De par son caractère inédit, il paraît encore difficile d’anticiper qu’elles seront les exactes conséquences au long cours d’un tel jugement. En Alabama, à tout le moins, il est à craindre que la pratique de la fécondation in vitro (FIV) soit restreinte, devienne extrêmement coûteuse du fait de la nécessité de conserver désormais indéfiniment les embryons inutilisés pour se prémunir contre d’éventuels recours (plutôt que de les détruire ou les livrer à la recherche scientifique, comme c’est aujourd’hui l’usage), voire qu’elle disparaisse. «Il n’est pas même clair si des embryons peuvent encore être congelés, stockés dès lors qu’on les considère comme des personnes, ou s’il sera encore possible de fertiliser plusieurs embryons comme c’est la norme aujourd’hui sans les implanter tous», explique à Libération l’historienne Mary Ziegler, régulièrement saluée comme la meilleure experte aux Etats-Unis des batailles légales et culturelles autour des droits reproductifs.

«Il va revenir à la justice de clarifier tout cela»

«Il est clair que les standards en matière de FIV vont devoir changer. Ce qui ne l’est pas, c’est comment, poursuit-elle. Il va revenir à la justice de clarifier tout cela, mais je pense que nous allons d’abord voir les médecins d’Alabama préventivement renoncer à proposer certains services en matière de procréation médicalement assistée, afin de ne pas s’exposer à un risque financier potentiellement ruineux, voire à des poursuites criminelles.

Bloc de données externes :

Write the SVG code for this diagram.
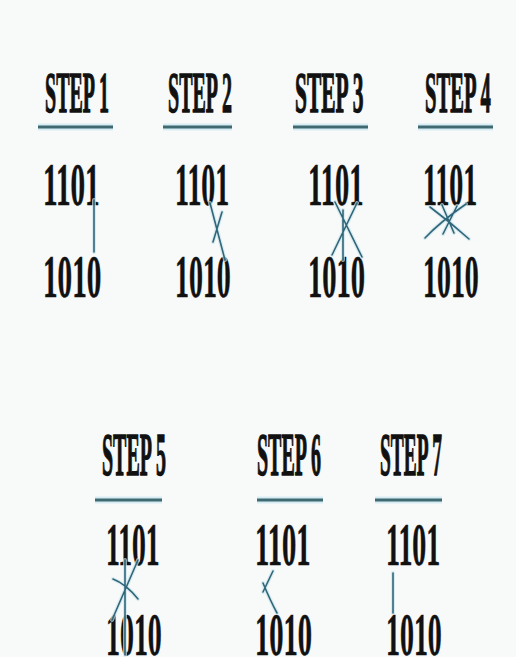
<svg xmlns="http://www.w3.org/2000/svg" width="516" height="657" viewBox="0 0 516 657">
<style>
.t{font-family:"Liberation Serif","Times New Roman",serif;font-weight:bold;fill:#111;stroke:#111;}
.h{font-size:58px;stroke-width:1.4;}
.hb{font-size:61px;stroke-width:1.4;}
.d{font-size:62px;stroke-width:0.6;}
.ul{stroke:#3f6a72;stroke-width:3;fill:none;}
.ulh{stroke:#d6edf4;stroke-width:7;fill:none;}
.c{stroke:#2f6678;stroke-width:1.6;fill:none;stroke-linecap:round;}
.ch{stroke:#cde6ee;stroke-width:4;fill:none;opacity:0.7;stroke-linecap:round;}
</style>
<rect width="516" height="657" fill="#f8f9f9"/>
<g id="step1">
<line class="ulh" x1="38" y1="127" x2="113" y2="127"/><line class="ul" x1="38" y1="127" x2="113" y2="127"/>
<text class="t h" transform="translate(45 112) scale(0.345 1)">STEP 1</text>
<text class="t d" transform="translate(43 205) scale(0.47 1)">1101</text>
<text class="t d" transform="translate(43 297) scale(0.47 1)">1010</text>
</g>
<g id="step2">
<line class="ulh" x1="163" y1="127" x2="232" y2="127"/><line class="ul" x1="163" y1="127" x2="232" y2="127"/>
<text class="t h" transform="translate(168 112) scale(0.345 1)">STEP 2</text>
<text class="t d" transform="translate(175 205) scale(0.45 1)">1101</text>
<text class="t d" transform="translate(175 297) scale(0.45 1)">1010</text>
</g>
<g id="step3">
<line class="ulh" x1="293" y1="127" x2="368" y2="127"/><line class="ul" x1="293" y1="127" x2="368" y2="127"/>
<text class="t h" transform="translate(295 112) scale(0.37 1)">STEP 3</text>
<text class="t d" transform="translate(308 205) scale(0.46 1)">1101</text>
<text class="t d" transform="translate(308 297) scale(0.46 1)">1010</text>
</g>
<g id="step4">
<line class="ulh" x1="418" y1="127" x2="493" y2="127"/><line class="ul" x1="418" y1="127" x2="493" y2="127"/>
<text class="t h" transform="translate(425 112) scale(0.355 1)">STEP 4</text>
<text class="t d" transform="translate(423 205) scale(0.45 1)">1101</text>
<text class="t d" transform="translate(423 297) scale(0.45 1)">1010</text>
</g>
<g id="step5">
<line class="ulh" x1="95" y1="500" x2="162" y2="500"/><line class="ul" x1="95" y1="500" x2="162" y2="500"/>
<text class="t hb" transform="translate(102 475) scale(0.328 1)">STEP 5</text>
<text class="t d" transform="translate(106 565) scale(0.445 1)">1101</text>
<text class="t d" transform="translate(106 655) scale(0.45 1)">1010</text>
</g>
<g id="step6">
<line class="ulh" x1="257" y1="500" x2="323" y2="500"/><line class="ul" x1="257" y1="500" x2="323" y2="500"/>
<text class="t hb" transform="translate(257 475) scale(0.328 1)">STEP 6</text>
<text class="t d" transform="translate(255 565) scale(0.46 1)">1101</text>
<text class="t d" transform="translate(255 655) scale(0.46 1)">1010</text>
</g>
<g id="step7">
<line class="ulh" x1="375" y1="500" x2="442" y2="500"/><line class="ul" x1="375" y1="500" x2="442" y2="500"/>
<text class="t hb" transform="translate(380 475) scale(0.318 1)">STEP 7</text>
<text class="t d" transform="translate(386 565) scale(0.45 1)">1101</text>
<text class="t d" transform="translate(386 655) scale(0.45 1)">1010</text>
</g>
<g id="connectors">
<g class="ch">
<path d="M94 200V252"/>
<path d="M210 203L225 260M222 212L213 242"/>
<path d="M335 202L362 257M357 203L332 255M343 210V260"/>
<path d="M425 238Q440 222 466 204M430 207Q450 222 469 239M442 205L454 233M457 206L443 234"/>
<path d="M125 560V655M138 560L112 620M113 579Q126 584 138 599"/>
<path d="M273 571L263 592M263 583Q270 600 277 613"/>
<path d="M393 573V613"/>
</g>
<g class="c">
<path d="M94 200V252"/>
<path d="M210 203L225 260M222 212L213 242"/>
<path d="M335 202L362 257M357 203L332 255M343 210V260"/>
<path d="M425 238Q440 222 466 204M430 207Q450 222 469 239M442 205L454 233M457 206L443 234"/>
<path d="M125 560V655M138 560L112 620M113 579Q126 584 138 599"/>
<path d="M273 571L263 592M263 583Q270 600 277 613"/>
<path d="M393 573V613"/>
</g>
</g>
</svg>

Ils ne voudront pas courir le risque de découvrir devant un tribunal, à leurs dépens, quelles seront les réponses légales à toutes les questions soulevées par ce jugement. A minima cela va considérablement augmenter le prix de ce qui est déjà une procédure extrêmement onéreuse dans ce pays pour les couples confrontés à un problème de fertilité qui veulent un enfant». Le coût d’un cycle de fécondation in vitro s’élève aujourd’hui à 12 000 à 30 000 dollars aux Etats-Unis (soit 11 000 à 27 700 euros).

Mais par-delà les effets de la décision de la cour suprême d’Alabama sur les strictes affaires de l’Etat, Mary Ziegler, comme de nombreuses voix du mouvement pro-IVG, y lit le danger d’une contagion à d’autres juridictions inspirées par son modèle : «On risque de voir d’autres juges, ou même des législatures, adopter des positions aussi offensives sur la question de la personnalité de l’embryon ou de la FIV en s’appuyant sur ce précédent, qui est aussi une invitation pour d’autres Etats comparables à l’Alabama à invoquer les écritures religieuses comme si c’était là un cadre constitutionnel».

(1) Alabama, Arizona, Arkansas, Georgia, Kansas, Kentucky, Missouri, Montana, Pennsylvanie, Tennessee, Utah.